Bond mutual fund owners got no respite in the third quarter: Market interest rates kept rising with the growing economy, and the result is that most bond funds are deeper in the hole for 1994 than most stock funds.

Lipper Analytical Services' calculation of the average total return on fixed-income funds this year is a negative 3%. That means that even after counting interest earned for the last nine months, the typical bond fund owner's $100 investment on Jan. 1 is worth $97 now.

In contrast, the average general stock fund is down 0.5% this year.

The problem for bond investors this year has been a lack of places to hide. In the stock market, some categories of equities are usually rising while others are falling. But for bonds, when market interest rates rise, all bonds tend to depreciate, though at different speeds.

Investors who have stuck with long-term bond funds this year have seen their principal hammered hardest, because prices of those bonds crumble fastest as market yields rise.

That's because no one wants to buy, say, a 6% bond that matures in 20 years when new 20-year bonds are paying 7%. The market slashes the price of the 6% bond to artificially make the yield competitive with new bonds.

For shorter-term securities, however, depreciation isn't as severe, even when interest rates rise as rapidly as on longer-term bonds. The faster a bond matures, the less fearful investors are of holding it.

Thus, the Fidelity Short-Term Bond fund is down just 2.0% so far this year in total return, while the Fidelity Government Securities bond fund, which owns longer-term issues, has dropped 5.4%.

Compounding the problem is that certain so-called derivative securities in some bond funds have blown up, deepening losses. Often, derivatives were used to make leveraged bets on interest rate trends; fund managers who guessed wrong paid a heavy price.

Or rather, their shareholders did.

The only question any suffering bond investor cares about now is: Will interest rates stop rising soon?

There are still optimists, though it's worth noting that many of them also thought rates were finished rising in June.

Instead, the 30-year Treasury bond yield is at a 27-month high of 7.81% now compared to 7.61% at the end of June and 6.35% on Jan. 1.

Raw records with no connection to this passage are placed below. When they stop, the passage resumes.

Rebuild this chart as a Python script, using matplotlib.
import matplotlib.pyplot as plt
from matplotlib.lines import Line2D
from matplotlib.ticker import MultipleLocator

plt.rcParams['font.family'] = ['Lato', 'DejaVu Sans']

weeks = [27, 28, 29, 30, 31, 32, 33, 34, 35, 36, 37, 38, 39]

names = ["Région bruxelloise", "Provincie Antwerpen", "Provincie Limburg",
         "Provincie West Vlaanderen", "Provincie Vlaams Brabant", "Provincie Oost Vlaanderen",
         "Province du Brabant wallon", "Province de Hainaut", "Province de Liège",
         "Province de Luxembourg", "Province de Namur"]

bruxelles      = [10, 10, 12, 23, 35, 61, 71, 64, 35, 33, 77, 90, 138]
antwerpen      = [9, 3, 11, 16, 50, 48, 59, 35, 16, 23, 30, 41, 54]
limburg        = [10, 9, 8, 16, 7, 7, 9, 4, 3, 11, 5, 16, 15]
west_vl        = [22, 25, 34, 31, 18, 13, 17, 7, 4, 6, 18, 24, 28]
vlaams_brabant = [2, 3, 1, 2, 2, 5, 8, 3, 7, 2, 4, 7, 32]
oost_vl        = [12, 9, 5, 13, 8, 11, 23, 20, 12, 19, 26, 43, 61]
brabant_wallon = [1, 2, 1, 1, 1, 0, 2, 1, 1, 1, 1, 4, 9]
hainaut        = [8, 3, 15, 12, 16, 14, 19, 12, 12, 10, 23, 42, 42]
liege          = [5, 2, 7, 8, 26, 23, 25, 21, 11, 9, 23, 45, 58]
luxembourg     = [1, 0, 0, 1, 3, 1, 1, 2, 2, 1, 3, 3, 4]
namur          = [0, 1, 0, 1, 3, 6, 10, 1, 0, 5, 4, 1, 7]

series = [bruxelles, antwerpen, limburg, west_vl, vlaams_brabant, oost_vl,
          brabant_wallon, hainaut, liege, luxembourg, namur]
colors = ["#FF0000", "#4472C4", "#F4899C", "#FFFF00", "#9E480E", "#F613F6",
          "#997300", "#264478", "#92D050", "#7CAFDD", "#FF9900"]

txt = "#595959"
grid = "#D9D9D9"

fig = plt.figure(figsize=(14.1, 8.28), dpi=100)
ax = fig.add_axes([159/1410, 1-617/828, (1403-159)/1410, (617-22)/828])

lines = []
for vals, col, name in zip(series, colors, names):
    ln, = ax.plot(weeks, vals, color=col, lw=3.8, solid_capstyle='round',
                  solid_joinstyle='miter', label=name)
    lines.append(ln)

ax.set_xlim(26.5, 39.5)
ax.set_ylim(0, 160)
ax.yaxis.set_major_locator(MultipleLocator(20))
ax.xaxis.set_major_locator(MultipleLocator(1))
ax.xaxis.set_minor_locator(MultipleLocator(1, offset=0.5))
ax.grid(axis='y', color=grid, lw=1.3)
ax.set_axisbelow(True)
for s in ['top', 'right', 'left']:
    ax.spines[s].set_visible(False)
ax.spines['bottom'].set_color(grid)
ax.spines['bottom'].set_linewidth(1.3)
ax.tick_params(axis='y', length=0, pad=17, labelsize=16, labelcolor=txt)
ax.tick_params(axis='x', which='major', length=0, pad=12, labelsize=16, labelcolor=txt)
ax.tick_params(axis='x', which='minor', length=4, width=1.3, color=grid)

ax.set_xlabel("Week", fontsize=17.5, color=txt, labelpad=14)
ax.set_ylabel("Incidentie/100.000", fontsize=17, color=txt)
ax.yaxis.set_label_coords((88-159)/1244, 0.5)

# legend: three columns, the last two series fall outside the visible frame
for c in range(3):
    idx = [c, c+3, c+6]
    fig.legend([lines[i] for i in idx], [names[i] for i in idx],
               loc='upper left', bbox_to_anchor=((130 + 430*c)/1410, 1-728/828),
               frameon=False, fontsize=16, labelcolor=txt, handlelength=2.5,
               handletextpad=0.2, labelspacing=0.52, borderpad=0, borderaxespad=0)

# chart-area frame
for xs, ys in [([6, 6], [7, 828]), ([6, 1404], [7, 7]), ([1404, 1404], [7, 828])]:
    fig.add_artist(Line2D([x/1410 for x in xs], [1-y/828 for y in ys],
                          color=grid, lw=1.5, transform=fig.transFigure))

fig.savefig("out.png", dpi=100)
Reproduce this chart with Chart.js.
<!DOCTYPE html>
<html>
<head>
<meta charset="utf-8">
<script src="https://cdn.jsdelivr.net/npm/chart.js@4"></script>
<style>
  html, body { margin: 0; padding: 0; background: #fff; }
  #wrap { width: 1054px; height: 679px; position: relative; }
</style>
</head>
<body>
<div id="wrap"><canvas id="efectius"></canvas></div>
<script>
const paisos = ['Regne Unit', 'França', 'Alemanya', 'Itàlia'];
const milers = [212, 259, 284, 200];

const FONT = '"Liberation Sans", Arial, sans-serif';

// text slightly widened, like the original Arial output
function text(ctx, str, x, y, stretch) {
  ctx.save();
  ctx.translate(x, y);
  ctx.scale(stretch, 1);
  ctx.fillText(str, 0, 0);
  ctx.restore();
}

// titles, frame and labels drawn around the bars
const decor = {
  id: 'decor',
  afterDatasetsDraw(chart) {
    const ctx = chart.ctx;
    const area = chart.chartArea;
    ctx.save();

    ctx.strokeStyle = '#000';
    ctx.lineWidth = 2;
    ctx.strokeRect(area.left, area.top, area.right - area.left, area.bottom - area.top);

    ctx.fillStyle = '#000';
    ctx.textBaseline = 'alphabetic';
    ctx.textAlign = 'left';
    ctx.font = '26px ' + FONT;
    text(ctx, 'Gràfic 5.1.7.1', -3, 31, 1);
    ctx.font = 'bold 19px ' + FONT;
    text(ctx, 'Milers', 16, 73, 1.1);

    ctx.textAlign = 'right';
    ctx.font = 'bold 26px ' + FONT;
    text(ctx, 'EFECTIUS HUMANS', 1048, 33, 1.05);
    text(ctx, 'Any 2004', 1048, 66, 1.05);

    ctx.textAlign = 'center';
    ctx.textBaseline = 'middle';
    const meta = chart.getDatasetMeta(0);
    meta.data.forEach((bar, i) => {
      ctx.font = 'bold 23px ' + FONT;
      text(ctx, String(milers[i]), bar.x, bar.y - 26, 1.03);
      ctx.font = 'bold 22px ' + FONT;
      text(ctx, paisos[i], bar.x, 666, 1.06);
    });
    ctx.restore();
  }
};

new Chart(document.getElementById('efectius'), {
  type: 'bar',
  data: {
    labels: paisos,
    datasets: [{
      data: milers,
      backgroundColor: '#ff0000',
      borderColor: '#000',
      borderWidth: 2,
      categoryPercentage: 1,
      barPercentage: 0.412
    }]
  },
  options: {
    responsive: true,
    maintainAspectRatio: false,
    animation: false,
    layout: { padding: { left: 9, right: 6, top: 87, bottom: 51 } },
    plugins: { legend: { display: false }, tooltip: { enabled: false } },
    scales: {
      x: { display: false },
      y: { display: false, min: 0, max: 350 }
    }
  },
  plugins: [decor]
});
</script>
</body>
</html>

Bond bulls' classic error this year has been to underestimate both the economy's strength and the Federal Reserve Board's resolve to rein in that strength by driving rates up.

But at some point, bond yields should reach levels that prove irresistible to investors, bringing buyers in and starting the process of pushing rates down, or at least stabilizing them.

Scott Grannis, economist at $12-billion Western Asset Management in Pasadena, believes long-term yields are indeed in the process of peaking after one of the most dramatic bond selloffs in history.

"It's hard to say this is the absolute top, but we think it has gone about far enough," he says.

But bond market bears say such arguments are nonsensical. Interest rates are nowhere near their peaks, the bears say, because the global economy is nowhere near its peak of growth in this cycle.

Kurt Brouwer, whose firm Brouwer & Janachowski in San Francisco directs mutual fund investments for individuals, believes that U.S. interest rates are in a new rising cycle, after a 13-year declining cycle. This is no time to own very long-term bonds, he says.

With the jump in short-term yields this year, Brouwer notes, "There are plenty of things you can do now if you need your money producing at least a 5% return." One-year Treasury bills, for example, yield 5.9%; a two-year T-note pays 6.6%.

Given that level of virtually risk-free return, it's just not worth the principal risk of buying longer-term issues for an extra point or two in interest, Brouwer says.